— BEGIN Information shown —
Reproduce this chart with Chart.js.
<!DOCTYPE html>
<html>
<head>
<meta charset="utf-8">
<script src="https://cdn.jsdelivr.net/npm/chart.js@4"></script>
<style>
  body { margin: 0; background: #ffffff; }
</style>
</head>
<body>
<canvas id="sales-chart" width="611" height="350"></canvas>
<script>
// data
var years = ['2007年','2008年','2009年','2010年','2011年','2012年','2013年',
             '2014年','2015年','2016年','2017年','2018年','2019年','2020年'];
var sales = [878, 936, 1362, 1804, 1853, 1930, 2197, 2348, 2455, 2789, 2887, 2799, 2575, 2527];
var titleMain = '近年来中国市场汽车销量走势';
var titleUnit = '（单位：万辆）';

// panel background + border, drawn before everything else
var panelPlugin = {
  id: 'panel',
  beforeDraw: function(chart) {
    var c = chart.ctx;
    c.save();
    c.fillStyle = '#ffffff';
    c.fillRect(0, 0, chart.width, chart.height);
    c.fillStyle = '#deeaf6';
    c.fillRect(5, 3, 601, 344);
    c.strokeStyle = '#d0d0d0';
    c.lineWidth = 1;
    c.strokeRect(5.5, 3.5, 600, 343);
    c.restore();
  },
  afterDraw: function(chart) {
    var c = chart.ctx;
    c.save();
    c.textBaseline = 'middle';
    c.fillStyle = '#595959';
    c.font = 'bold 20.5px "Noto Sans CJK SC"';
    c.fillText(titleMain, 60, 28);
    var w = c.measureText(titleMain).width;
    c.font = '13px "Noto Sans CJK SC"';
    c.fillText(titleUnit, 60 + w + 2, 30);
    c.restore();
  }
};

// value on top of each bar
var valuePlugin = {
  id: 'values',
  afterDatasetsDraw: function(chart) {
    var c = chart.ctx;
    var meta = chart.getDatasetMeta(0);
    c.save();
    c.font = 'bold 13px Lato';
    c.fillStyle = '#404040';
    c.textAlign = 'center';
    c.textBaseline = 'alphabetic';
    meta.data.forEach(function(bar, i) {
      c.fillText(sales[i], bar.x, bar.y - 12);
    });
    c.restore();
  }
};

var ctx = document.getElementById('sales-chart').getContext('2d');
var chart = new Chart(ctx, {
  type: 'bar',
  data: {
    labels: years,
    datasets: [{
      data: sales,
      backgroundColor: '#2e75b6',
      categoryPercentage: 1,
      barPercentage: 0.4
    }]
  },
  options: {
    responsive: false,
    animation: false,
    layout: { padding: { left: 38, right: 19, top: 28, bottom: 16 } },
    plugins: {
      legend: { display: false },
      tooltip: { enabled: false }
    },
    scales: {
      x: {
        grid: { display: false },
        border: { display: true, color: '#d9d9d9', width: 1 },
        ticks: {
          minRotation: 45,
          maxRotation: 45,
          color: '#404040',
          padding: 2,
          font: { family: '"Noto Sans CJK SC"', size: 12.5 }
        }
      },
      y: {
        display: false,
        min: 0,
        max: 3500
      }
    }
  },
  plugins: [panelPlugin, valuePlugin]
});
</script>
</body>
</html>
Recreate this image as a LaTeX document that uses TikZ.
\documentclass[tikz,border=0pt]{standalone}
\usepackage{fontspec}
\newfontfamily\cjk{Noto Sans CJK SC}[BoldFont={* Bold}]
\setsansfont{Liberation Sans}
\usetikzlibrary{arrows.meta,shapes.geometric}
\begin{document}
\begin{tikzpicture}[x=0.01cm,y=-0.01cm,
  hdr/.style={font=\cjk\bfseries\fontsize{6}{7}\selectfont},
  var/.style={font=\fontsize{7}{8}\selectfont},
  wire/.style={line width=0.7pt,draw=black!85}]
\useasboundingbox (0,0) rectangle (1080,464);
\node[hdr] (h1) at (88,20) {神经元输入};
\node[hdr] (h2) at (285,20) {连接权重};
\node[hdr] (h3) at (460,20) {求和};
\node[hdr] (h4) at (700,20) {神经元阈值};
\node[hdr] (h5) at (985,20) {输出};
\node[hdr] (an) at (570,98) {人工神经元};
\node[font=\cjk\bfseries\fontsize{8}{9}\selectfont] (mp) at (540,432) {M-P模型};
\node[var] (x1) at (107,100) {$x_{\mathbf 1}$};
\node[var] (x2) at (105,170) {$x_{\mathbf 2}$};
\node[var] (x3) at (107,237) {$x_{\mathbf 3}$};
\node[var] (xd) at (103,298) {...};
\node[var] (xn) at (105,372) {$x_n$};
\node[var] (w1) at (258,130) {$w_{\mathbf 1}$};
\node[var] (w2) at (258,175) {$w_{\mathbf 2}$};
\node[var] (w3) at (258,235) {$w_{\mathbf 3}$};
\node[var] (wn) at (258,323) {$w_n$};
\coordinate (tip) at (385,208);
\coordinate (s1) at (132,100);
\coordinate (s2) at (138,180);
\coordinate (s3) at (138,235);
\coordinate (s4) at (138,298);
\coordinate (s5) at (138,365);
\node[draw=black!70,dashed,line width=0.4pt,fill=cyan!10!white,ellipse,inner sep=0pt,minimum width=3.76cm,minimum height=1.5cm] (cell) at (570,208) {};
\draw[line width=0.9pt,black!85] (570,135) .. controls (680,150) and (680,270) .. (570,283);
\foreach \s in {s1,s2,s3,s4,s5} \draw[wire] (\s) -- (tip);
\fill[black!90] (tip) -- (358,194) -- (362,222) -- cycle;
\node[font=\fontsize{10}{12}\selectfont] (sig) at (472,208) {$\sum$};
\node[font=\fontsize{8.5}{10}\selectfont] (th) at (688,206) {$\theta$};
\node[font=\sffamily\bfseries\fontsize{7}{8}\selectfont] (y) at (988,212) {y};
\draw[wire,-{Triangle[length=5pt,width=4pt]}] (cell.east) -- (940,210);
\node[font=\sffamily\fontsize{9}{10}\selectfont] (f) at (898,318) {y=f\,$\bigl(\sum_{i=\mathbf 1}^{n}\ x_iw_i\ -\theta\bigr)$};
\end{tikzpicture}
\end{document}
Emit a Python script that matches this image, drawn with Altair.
— END Information shown —
__Instruction__.
From the first line of the data above to the line holding "var titleUnit = '（单位：万辆）';", reproduce each line exactly; emit no other lines.

__Expected output__.
Reproduce this chart with Chart.js.
<!DOCTYPE html>
<html>
<head>
<meta charset="utf-8">
<script src="https://cdn.jsdelivr.net/npm/chart.js@4"></script>
<style>
  body { margin: 0; background: #ffffff; }
</style>
</head>
<body>
<canvas id="sales-chart" width="611" height="350"></canvas>
<script>
// data
var years = ['2007年','2008年','2009年','2010年','2011年','2012年','2013年',
             '2014年','2015年','2016年','2017年','2018年','2019年','2020年'];
var sales = [878, 936, 1362, 1804, 1853, 1930, 2197, 2348, 2455, 2789, 2887, 2799, 2575, 2527];
var titleMain = '近年来中国市场汽车销量走势';
var titleUnit = '（单位：万辆）';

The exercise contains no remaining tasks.